- **Stated exercise**
Whenever a line contains the string "code", copy it out of the entries.

Figure scripts

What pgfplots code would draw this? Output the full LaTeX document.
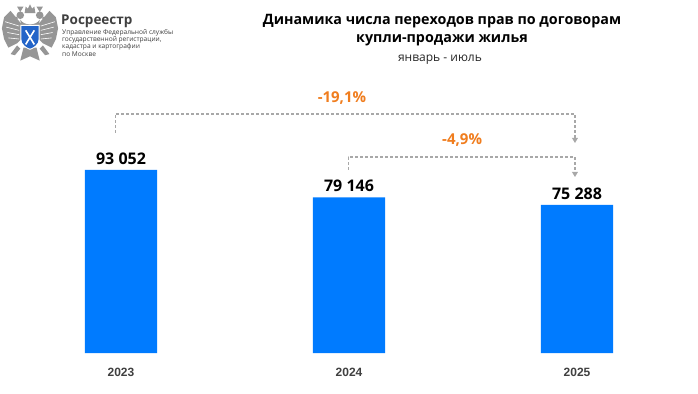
\documentclass[border=0pt]{standalone}
\usepackage{pgfplots}
\pgfplotsset{compat=1.18}
\usepackage{fontspec}
\setmainfont{Open Sans}
\newfontfamily\yearfont{Liberation Sans}
\usetikzlibrary{arrows.meta}
\definecolor{barblue}{RGB}{0,123,255}
\definecolor{pctorange}{RGB}{240,125,30}
\definecolor{dashgray}{RGB}{168,168,168}
\definecolor{yeargray}{RGB}{64,64,64}
\definecolor{logogray}{RGB}{150,150,150}
\definecolor{shieldblue}{RGB}{35,100,200}
\begin{document}
\begin{tikzpicture}[x=1bp,y=1bp]
\fill[white] (0,0) rectangle (698,393);
% ---- logo emblem (simplified) ----
\begin{scope}[shift={(30,354)},scale=1.08]
  % crown
  \fill[logogray] (-4,30) -- (-5,24) -- (5,24) -- (4,30) -- (2,28) -- (0,32) -- (-2,28) -- cycle;
  % heads
  \fill[logogray] (-9,22) circle (3.5);
  \fill[logogray] (9,22) circle (3.5);
  \fill[logogray] (-13,21) -- (-11,19) -- (-15,18) -- cycle;
  \fill[logogray] (13,21) -- (11,19) -- (15,18) -- cycle;
  \fill[logogray] (-9,25) -- (-12,30) -- (-6,30) -- cycle;
  \fill[logogray] (9,25) -- (12,30) -- (6,30) -- cycle;
  % neck / body
  \fill[logogray] (-9,18) .. controls (-6,12) and (6,12) .. (9,18) -- (8,10) -- (-8,10) -- cycle;
  % wings
  \fill[logogray] (-8,14) -- (-18,26) -- (-24,20) -- (-26,10) -- (-24,0) -- (-20,-8) -- (-12,-4) -- (-8,0) -- cycle;
  \fill[logogray] (8,14) -- (18,26) -- (24,20) -- (26,10) -- (24,0) -- (20,-8) -- (12,-4) -- (8,0) -- cycle;
  \foreach \i in {0,1,2,3}{
    \draw[white,line width=0.6] (-10,{12-4*\i}) -- ({-23+\i},{16-5*\i});
    \draw[white,line width=0.6] (10,{12-4*\i}) -- ({23-\i},{16-5*\i});
  }
  % tail and legs
  \fill[logogray] (-6,-8) -- (6,-8) -- (9,-20) -- (0,-16) -- (-9,-20) -- cycle;
  \fill[logogray] (-12,-6) -- (-18,-14) -- (-14,-15) -- (-9,-9) -- cycle;
  \fill[logogray] (12,-6) -- (18,-14) -- (14,-15) -- (9,-9) -- cycle;
  % shield
  \fill[white] (-9,13) -- (9,13) -- (9,0) .. controls (9,-6) and (3,-9) .. (0,-10) .. controls (-3,-9) and (-9,-6) .. (-9,0) -- cycle;
  \fill[shieldblue] (-8,12) -- (8,12) -- (8,0) .. controls (8,-5) and (3,-8) .. (0,-9) .. controls (-3,-8) and (-8,-5) .. (-8,0) -- cycle;
  \draw[white,line width=1.6] (-4,8) -- (4,-5);
  \draw[white,line width=1.6] (4,8) -- (-4,-5);
\end{scope}
% ---- logo text ----
\node[anchor=west,inner sep=0,font=\bfseries\fontsize{13.5bp}{15bp}\selectfont,text=yeargray] at (61,372) {Росреестр};
\begin{scope}[every node/.style={anchor=west,inner sep=0,font=\fontsize{6.6bp}{7bp}\selectfont,text=yeargray}]
\node at (62,360) {Управление Федеральной службы};
\node at (62,353) {государственной регистрации,};
\node at (62,346) {кадастра и картографии};
\node at (62,339) {по Москве};
\end{scope}
% ---- titles ----
\node[font=\bfseries\fontsize{14.3bp}{17.5bp}\selectfont,align=center,text=black] at (442,363) {Динамика числа переходов прав по договорам\\купли-продажи жилья};
\node[font=\fontsize{12bp}{14bp}\selectfont,text=black!85] at (440,333) {январь - июль};
% ---- chart ----
\begin{axis}[
  at={(7bp,40bp)}, anchor=south west,
  scale only axis, width=684bp, height=196.67bp,
  xmin=-0.5, xmax=2.5, ymin=0, ymax=100000,
  clip=false,
  axis line style={draw=none}, tick style={draw=none},
  ytick=\empty,
  xtick={0,1,2}, xticklabels={2023,2024,2025},
  xticklabel style={font=\yearfont\bfseries\fontsize{12bp}{14bp}\selectfont, text=yeargray, yshift=-7bp},
  ybar, bar width=0.316,
]
\addplot[fill=barblue, draw=none,
  nodes near coords, point meta=explicit symbolic,
  every node near coord/.append style={font=\bfseries\fontsize{16bp}{18bp}\selectfont, text=black, yshift=2bp}]
  coordinates {(0,93052)[93 052] (1,79146)[79 146] (2,75288)[75 288]};
% brackets
\draw[dashgray, line width=1.1bp, dash pattern=on 3bp off 2bp]
  (axis cs:-0.026,111866) -- (axis cs:-0.026,121527) -- (axis cs:1.991,121527) -- (axis cs:1.991,108600);
\draw[dashgray, line width=1.1bp, dash pattern=on 3bp off 2bp]
  (axis cs:0.996,93052) -- (axis cs:0.996,99662) -- (axis cs:1.991,99662) -- (axis cs:1.991,91300);
\fill[dashgray] (axis cs:1.991,106781) -- ++(-3bp,5bp) -- ++(6bp,0bp) -- cycle;
\fill[dashgray] (axis cs:1.991,89492) -- ++(-3bp,5bp) -- ++(6bp,0bp) -- cycle;
\node[font=\bfseries\fontsize{15bp}{17bp}\selectfont, text=pctorange] at (axis cs:0.969,129662) {-19,1\%};
\node[font=\bfseries\fontsize{15bp}{17bp}\selectfont, text=pctorange] at (axis cs:1.496,108306) {-4,9\%};
\end{axis}
\end{tikzpicture}
\end{document}
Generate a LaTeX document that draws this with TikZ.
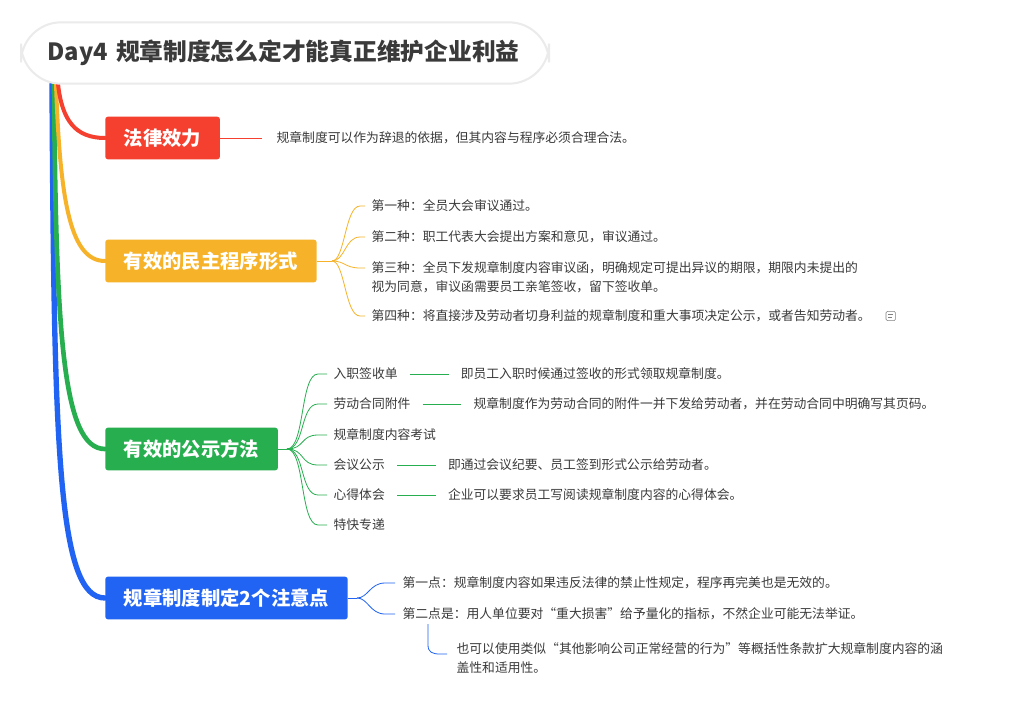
\documentclass[tikz,border=0pt]{standalone}
\usepackage{fontspec}
\setmainfont{Noto Sans CJK SC}
\usetikzlibrary{positioning}
\definecolor{cred}{HTML}{F53F2F}
\definecolor{cyel}{HTML}{F6B32A}
\definecolor{cgrn}{HTML}{27AE4F}
\definecolor{cblu}{HTML}{2163F2}
\definecolor{ctxt}{HTML}{3A3A3A}
\tikzset{
  topicbox/.style={fill=#1, text=white, rounded corners=2pt, font=\fontsize{14.5}{17}\selectfont\bfseries,
    minimum height=32pt, inner xsep=14pt, anchor=west},
  leaf/.style={text=ctxt, font=\fontsize{9.6}{14}\selectfont, anchor=west, inner sep=1pt, align=left},
  spine/.style={line width=#1, line cap=round},
  twig/.style={draw=#1, line width=0.6pt}
}
\begin{document}
\begin{tikzpicture}[x=0.75pt,y=-0.75pt]
\useasboundingbox[fill=white] (0,0) rectangle (1036,707);

% Main spines
\draw[spine=4pt,cblu] (52,84) .. controls (54,450) and (58,598) .. (105,598);
\draw[spine=3.5pt,cgrn] (54,84) .. controls (56,330) and (62,449) .. (105,449);
\draw[spine=3pt,cyel] (56,84) .. controls (60,200) and (70,261) .. (105,261);
\draw[spine=3pt,cred] (58,84) .. controls (62,120) and (75,138) .. (105,138);

% Title
\node[draw=black!8, line width=1.5pt, fill=white, rounded corners=30pt, minimum height=46pt,
  text width=356pt, inner xsep=20pt, text=ctxt, font=\fontsize{17.8}{21}\selectfont\bfseries,
  anchor=west] (title) at (20,53) {Day4 规章制度怎么定才能真正维护企业利益};

% Topics
\node[topicbox=cred] (law) at (105,138) {法律效力};
\node[topicbox=cyel] (demo) at (105,261) {有效的民主程序形式};
\node[topicbox=cgrn] (pub) at (105,449) {有效的公示方法};
\node[topicbox=cblu] (note) at (105,598) {规章制度制定2个注意点};

% Law leaf
\coordinate (lawend) at (262,138);
\node[leaf] (law1) at (275,138) {规章制度可以作为辞退的依据，但其内容与程序必须合理合法。};
\draw[twig=cred] (law.east) -- (lawend);

% Democratic procedure
\coordinate (demofork) at (332,261);
\node[leaf] (demo1) at (370,206) {第一种：全员大会审议通过。};
\node[leaf] (demo2) at (370,237) {第二种：职工代表大会提出方案和意见，审议通过。};
\node[leaf, text width=380pt] (demo3) at (370,277) {第三种：全员下发规章制度内容审议函，明确规定可提出异议的期限，期限内未提出的\\视为同意，审议函需要员工亲笔签收，留下签收单。};
\node[leaf] (demo4) at (370,316) {第四种：将直接涉及劳动者切身利益的规章制度和重大事项决定公示，或者告知劳动者。};
\node[draw=gray, rounded corners=1pt, minimum size=7pt, inner sep=0pt, right=10pt of demo4] (memo) {};
\draw[gray, line width=0.4pt] ([xshift=-2pt,yshift=1pt]memo.center) -- ([xshift=2pt,yshift=1pt]memo.center)
  ([xshift=-2pt,yshift=-1pt]memo.center) -- ([xshift=1pt,yshift=-1pt]memo.center);
\draw[twig=cyel] (demo.east) -- (demofork);
\foreach \n/\y in {demo1/206,demo2/237,demo3/268,demo4/316}
  \draw[twig=cyel] (demofork) .. controls (345,261) and (345,\y) .. (360,\y) -- (365,\y);

% Publication methods
\coordinate (pubfork) at (287,449);
\node[leaf] (pub1) at (332,374) {入职签收单};
\node[leaf] (pub2) at (332,404) {劳动合同附件};
\node[leaf] (pub3) at (332,435) {规章制度内容考试};
\node[leaf] (pub4) at (332,465) {会议公示};
\node[leaf] (pub5) at (332,495) {心得体会};
\node[leaf] (pub6) at (332,525) {特快专递};
\draw[twig=cgrn] (pub.east) -- (pubfork);
\foreach \y in {374,404,435,465,495,525}
  \draw[twig=cgrn] (pubfork) .. controls (305,449) and (300,\y) .. (318,\y) -- (327,\y);
\node[leaf, right=45pt of pub1.east, anchor=west] (pub1a) {即员工入职时候通过签收的形式领取规章制度。};
\node[leaf, right=45pt of pub2.east, anchor=west] (pub2a) {规章制度作为劳动合同的附件一并下发给劳动者，并在劳动合同中明确写其页码。};
\node[leaf, right=45pt of pub4.east, anchor=west] (pub4a) {即通过会议纪要、员工签到形式公示给劳动者。};
\node[leaf, right=45pt of pub5.east, anchor=west] (pub5a) {企业可以要求员工写阅读规章制度内容的心得体会。};
\foreach \a in {1,2,4,5}
  \draw[twig=cgrn] ([xshift=8pt]pub\a.east) -- ([xshift=-8pt]pub\a a.west);

% Notes
\coordinate (notefork) at (357,598);
\node[leaf] (note1) at (401,583) {第一点：规章制度内容如果违反法律的禁止性规定，程序再完美也是无效的。};
\node[leaf] (note2) at (401,614) {第二点是：用人单位要对“重大损害”给予量化的指标，不然企业可能无法举证。};
\node[leaf, text width=382pt] (note2a) at (455,658) {也可以使用类似“其他影响公司正常经营的行为”等概括性条款扩大规章制度内容的涵\\盖性和适用性。};
\draw[twig=cblu] (note.east) -- (notefork);
\foreach \y in {583,614}
  \draw[twig=cblu] (notefork) .. controls (368,598) and (370,\y) .. (385,\y) -- (395,\y);
\draw[twig=cblu] (428,624) -- (428,645) .. controls (428,652) and (432,654) .. (440,654) -- (447,654);
\end{tikzpicture}
\end{document}
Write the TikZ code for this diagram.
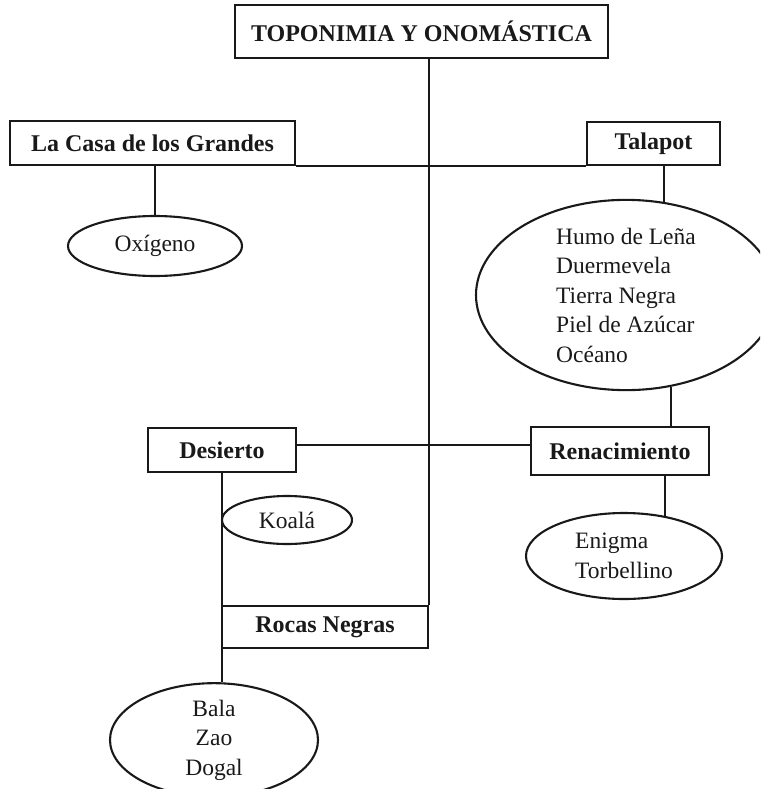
\documentclass[tikz,border=0pt]{standalone}
\usepackage{fontspec}
\setmainfont{Liberation Serif}
\usetikzlibrary{shapes.geometric}
\tikzset{
  x=1pt, y=-1pt,
  link/.style={line width=2.1pt, draw=black!90},
  title/.style={draw=black!90, line width=2.1pt, rectangle, inner sep=0pt,
    font=\fontsize{24}{29}\selectfont\bfseries, text=black!90},
  leaf/.style={draw=black!90, line width=2.1pt, ellipse, inner sep=0pt,
    font=\fontsize{23.5}{29.5}\selectfont, text=black!90}
}
\begin{document}
\begin{tikzpicture}
\useasboundingbox (0,0) rectangle (760,789);
\clip (0,0) rectangle (760,789);

% heading boxes
\node[title, minimum width=373pt, minimum height=53pt] (top) at (421.5,31.5) {TOPONIMIA Y ONOMÁSTICA};
\node[title, minimum width=285pt, minimum height=44pt] (casa) at (152.5,143) {La Casa de los Grandes};
\node[title, minimum width=133pt, minimum height=43pt] (talapot) at (653.5,143.5) {Talapot};
\node[title, minimum width=148pt, minimum height=44pt] (des) at (222,450) {Desierto};
\node[title, minimum width=178pt, minimum height=48pt] (renac) at (620,451) {Renacimiento};
\node[title, minimum width=206pt, minimum height=42pt] (rocas) at (325,627) {Rocas Negras};

% name ellipses
\node[leaf, minimum width=174pt, minimum height=60pt] (oxi) at (155,246) {Oxígeno};
\node[leaf, minimum width=300pt, minimum height=170pt, align=left] (humo) at (626,295)
  {Humo de Leña\\Duermevela\\Tierra Negra\\Piel de Azúcar\\Océano};
\node[leaf, minimum width=130pt, minimum height=48pt] (koala) at (287,520) {Koalá};
\node[leaf, minimum width=196pt, minimum height=86pt, align=left] (enig) at (624,556)
  {Enigma\\Torbellino};
\node[leaf, minimum width=208pt, minimum height=108pt, align=center] (bala) at (214,740)
  {Bala\\Zao\\Dogal};

% connectors
\coordinate (hl) at (0,445);
\draw[link] (top.south -| rocas.north east) -- (rocas.north east);
\draw[link] (casa.south east) -- (talapot.south west);
\draw[link] (casa.south -| oxi.north) -- (oxi.north);
\draw[link] (talapot.south -| humo.68) -- (humo.68);
\draw[link] (humo.-64) -- (humo.-64 |- renac.north);
\draw[link] (des.east |- hl) -- (renac.west |- hl);
\draw[link] (renac.south -| enig.44) -- (enig.44);
\draw[link] (des.south) -- (des.south |- bala.82);
\end{tikzpicture}
\end{document}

- **Answer for this exercise**
What pgfplots code would draw this? Output the full LaTeX document.
Write the TikZ code for this diagram.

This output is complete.